>> BEGIN Dataset content

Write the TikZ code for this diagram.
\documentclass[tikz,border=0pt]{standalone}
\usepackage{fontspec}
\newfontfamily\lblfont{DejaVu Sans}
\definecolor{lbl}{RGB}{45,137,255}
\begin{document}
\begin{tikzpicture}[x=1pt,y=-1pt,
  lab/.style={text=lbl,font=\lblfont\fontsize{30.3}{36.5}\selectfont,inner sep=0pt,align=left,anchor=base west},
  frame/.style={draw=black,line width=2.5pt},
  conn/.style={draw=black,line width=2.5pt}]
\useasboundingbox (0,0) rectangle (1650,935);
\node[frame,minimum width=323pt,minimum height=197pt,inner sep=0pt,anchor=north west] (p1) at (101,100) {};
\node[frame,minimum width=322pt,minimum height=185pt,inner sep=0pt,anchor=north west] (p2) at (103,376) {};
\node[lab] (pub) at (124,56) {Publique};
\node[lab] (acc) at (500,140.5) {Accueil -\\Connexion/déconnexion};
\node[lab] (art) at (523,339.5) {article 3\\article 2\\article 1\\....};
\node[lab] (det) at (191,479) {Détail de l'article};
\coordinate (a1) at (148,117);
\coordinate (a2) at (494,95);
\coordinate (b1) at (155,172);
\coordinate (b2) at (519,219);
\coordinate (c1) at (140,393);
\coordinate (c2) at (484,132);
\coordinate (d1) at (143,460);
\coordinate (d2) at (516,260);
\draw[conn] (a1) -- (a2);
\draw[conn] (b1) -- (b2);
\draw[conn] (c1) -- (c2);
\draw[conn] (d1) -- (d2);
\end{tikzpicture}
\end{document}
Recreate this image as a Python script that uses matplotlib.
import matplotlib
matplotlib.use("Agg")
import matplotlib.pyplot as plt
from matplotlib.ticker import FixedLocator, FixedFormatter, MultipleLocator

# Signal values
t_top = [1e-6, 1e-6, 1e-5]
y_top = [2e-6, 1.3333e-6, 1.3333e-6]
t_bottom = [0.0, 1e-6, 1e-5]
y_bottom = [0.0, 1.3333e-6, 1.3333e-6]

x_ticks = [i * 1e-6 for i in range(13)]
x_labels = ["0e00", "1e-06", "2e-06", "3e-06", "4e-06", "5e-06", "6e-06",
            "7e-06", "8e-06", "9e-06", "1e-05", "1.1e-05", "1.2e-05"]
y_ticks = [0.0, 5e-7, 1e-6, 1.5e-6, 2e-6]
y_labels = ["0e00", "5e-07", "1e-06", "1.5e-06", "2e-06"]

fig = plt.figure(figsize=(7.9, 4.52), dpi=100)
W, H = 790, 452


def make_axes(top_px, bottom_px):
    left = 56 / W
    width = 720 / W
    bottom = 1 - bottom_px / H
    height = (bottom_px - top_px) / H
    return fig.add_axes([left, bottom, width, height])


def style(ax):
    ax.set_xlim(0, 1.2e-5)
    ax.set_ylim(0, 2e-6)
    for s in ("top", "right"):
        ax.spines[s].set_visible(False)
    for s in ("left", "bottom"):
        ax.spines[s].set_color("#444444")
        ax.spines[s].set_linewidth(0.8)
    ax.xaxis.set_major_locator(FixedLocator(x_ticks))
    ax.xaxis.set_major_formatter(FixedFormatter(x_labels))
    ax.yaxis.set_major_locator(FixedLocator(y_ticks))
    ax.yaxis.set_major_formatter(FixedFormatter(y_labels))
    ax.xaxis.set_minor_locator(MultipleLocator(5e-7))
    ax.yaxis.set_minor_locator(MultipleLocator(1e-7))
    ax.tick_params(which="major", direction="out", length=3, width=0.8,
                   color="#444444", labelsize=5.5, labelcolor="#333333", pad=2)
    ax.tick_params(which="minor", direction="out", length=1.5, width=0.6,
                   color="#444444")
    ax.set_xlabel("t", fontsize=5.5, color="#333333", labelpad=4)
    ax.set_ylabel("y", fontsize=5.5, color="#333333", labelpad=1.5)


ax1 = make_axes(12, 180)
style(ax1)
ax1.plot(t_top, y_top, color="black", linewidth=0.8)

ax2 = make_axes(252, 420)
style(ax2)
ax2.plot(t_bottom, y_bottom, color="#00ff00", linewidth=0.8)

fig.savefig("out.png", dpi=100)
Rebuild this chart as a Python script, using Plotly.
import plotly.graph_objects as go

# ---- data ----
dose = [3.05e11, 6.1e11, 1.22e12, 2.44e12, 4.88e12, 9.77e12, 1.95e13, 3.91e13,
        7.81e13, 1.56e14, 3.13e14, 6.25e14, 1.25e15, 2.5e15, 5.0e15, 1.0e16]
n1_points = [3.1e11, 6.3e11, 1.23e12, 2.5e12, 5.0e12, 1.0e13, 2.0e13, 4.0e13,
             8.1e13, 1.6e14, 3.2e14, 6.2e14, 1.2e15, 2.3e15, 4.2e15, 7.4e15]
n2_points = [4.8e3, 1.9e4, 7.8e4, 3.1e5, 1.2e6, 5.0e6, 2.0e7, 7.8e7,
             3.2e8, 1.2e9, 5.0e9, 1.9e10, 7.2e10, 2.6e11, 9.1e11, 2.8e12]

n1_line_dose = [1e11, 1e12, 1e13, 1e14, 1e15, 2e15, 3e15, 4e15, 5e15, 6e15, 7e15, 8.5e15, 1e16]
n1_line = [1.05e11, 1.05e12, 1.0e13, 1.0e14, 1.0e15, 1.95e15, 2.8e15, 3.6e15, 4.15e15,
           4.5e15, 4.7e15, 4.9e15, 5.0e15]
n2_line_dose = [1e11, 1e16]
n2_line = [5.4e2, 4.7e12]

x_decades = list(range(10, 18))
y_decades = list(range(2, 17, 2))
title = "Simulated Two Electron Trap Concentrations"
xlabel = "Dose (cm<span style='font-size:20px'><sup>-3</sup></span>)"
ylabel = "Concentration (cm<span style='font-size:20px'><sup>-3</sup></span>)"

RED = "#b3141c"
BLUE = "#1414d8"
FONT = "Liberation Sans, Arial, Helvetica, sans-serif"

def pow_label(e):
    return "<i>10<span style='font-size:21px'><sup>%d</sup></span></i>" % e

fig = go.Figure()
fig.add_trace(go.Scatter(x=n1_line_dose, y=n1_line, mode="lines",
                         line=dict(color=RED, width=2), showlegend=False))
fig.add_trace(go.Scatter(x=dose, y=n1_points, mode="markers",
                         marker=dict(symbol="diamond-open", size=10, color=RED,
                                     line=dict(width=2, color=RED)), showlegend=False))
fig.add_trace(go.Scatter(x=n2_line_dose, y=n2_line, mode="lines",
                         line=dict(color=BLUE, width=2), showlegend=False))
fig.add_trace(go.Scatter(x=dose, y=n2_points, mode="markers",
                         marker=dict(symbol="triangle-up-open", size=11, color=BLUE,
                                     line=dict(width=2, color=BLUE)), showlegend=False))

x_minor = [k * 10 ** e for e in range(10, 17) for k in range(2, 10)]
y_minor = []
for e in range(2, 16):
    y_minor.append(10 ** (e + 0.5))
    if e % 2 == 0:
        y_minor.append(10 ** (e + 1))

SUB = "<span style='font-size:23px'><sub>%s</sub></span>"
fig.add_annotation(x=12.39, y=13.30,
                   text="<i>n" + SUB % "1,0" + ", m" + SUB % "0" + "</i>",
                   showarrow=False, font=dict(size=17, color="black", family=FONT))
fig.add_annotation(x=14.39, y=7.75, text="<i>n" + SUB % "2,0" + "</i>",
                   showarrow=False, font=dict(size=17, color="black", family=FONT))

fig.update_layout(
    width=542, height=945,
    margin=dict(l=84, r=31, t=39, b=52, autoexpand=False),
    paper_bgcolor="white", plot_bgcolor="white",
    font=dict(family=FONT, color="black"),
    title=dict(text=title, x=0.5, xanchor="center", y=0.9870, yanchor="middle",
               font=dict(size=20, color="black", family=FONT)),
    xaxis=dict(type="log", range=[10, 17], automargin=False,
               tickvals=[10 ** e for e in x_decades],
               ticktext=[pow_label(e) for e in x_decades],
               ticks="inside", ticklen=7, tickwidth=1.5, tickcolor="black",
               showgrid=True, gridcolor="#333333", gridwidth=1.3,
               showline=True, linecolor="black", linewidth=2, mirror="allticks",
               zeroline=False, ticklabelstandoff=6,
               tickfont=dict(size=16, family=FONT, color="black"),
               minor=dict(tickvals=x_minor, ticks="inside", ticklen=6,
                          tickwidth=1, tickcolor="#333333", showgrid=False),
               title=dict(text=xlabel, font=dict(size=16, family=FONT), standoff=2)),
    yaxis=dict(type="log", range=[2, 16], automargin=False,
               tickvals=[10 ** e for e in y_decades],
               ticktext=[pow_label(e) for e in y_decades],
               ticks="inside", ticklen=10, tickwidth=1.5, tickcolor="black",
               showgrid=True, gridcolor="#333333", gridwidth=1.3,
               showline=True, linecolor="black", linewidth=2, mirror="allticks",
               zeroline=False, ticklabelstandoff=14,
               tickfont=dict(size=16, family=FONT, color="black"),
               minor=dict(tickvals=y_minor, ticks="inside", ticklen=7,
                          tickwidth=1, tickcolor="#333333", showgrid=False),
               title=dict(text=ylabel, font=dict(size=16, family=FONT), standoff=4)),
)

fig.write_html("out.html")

>> END Dataset content

§ **Request**:
Nothing but the lines from the one with "Rebuild this chart" through the one with "3.2e8, 1.2e9, 5.0e9, 1.9e10, 7.2e10, 2.6e11, 9.1e11, 2.8e12]" should be repeated, and each exactly.

§ **Response below**:
Rebuild this chart as a Python script, using Plotly.
import plotly.graph_objects as go

# ---- data ----
dose = [3.05e11, 6.1e11, 1.22e12, 2.44e12, 4.88e12, 9.77e12, 1.95e13, 3.91e13,
        7.81e13, 1.56e14, 3.13e14, 6.25e14, 1.25e15, 2.5e15, 5.0e15, 1.0e16]
n1_points = [3.1e11, 6.3e11, 1.23e12, 2.5e12, 5.0e12, 1.0e13, 2.0e13, 4.0e13,
             8.1e13, 1.6e14, 3.2e14, 6.2e14, 1.2e15, 2.3e15, 4.2e15, 7.4e15]
n2_points = [4.8e3, 1.9e4, 7.8e4, 3.1e5, 1.2e6, 5.0e6, 2.0e7, 7.8e7,
             3.2e8, 1.2e9, 5.0e9, 1.9e10, 7.2e10, 2.6e11, 9.1e11, 2.8e12]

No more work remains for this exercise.